# Steaming Madrone



## oregonburls (Jun 5, 2013)

Last week I got a 8' madrone burl. I have cut a lot of it up for guitar wood. 
This is a batch as been steamed and sealed in wax. Going to build some nice guitars in 3 years.
I have found that in a 55 gal drum with 5 gal of water works well for steaming the burl. I keep the lid on the barrel without the seal. This way some of the steam escapes so it does not build pressure. The water last for more thank 24 hrs and does not boil off with the lid. I steamed the blocks for 24 hrs. This is probable over kill but with the large pieces I wanted to make sure that the cell walls were broken so it can start drying

[attachment=25861]
[attachment=25871]
[attachment=25872]
[attachment=25873]


----------



## healeydays (Jun 5, 2013)

All I can say is WOW. Is that a madrone you are leaning against in your picture?


----------



## oregonburls (Jun 5, 2013)

healeydays said:


> All I can say is WOW. Is that a madrone you are leaning against in your picture?

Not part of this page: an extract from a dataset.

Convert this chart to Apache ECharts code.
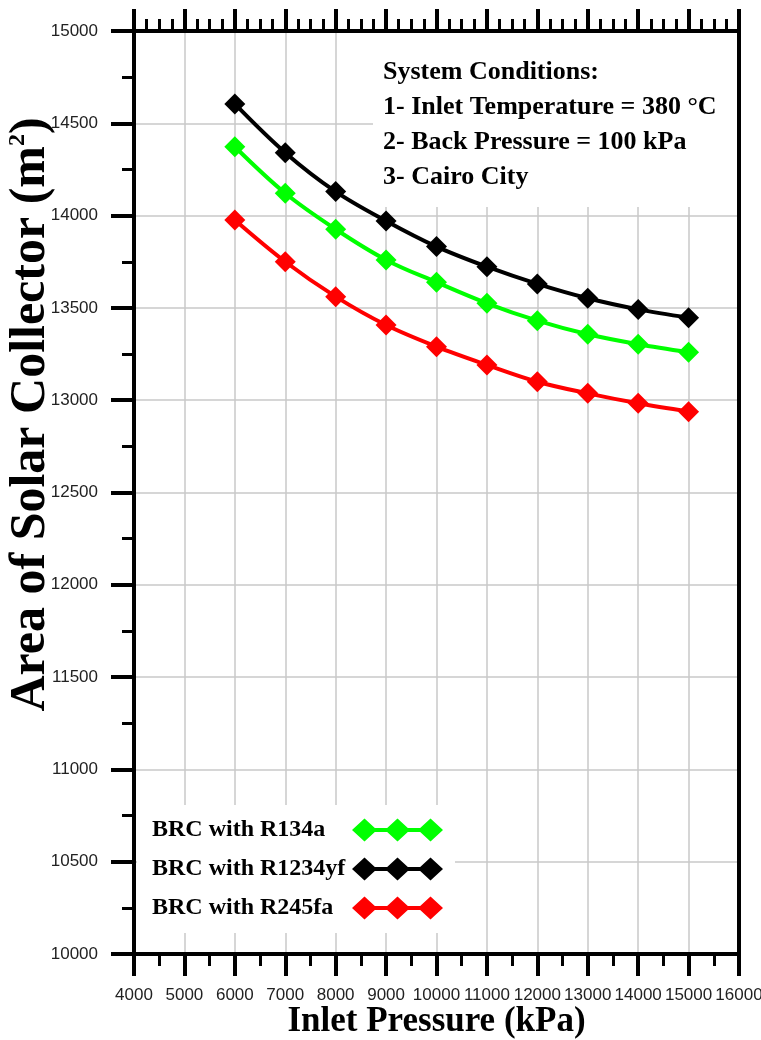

No. that is a poplar burl. It was a golf course that Had about 20 of them.


----------



## ripjack13 (Jun 5, 2013)

OOh boy! I'm jealous! nice batch sir.


----------



## longbeard (Jun 5, 2013)

healeydays said:


> All I can say is WOW. Is that a madrone you are leaning against in your picture?



Am i missing a pic? I only see 1 pic of the madrone

Nice stuff by the way


----------



## oregonburls (Jun 5, 2013)

longbeard said:


> healeydays said:
> 
> 
> > All I can say is WOW. Is that a madrone you are leaning against in your picture?
> ...



As soon as I can get the pics off my phone i can put more on.


----------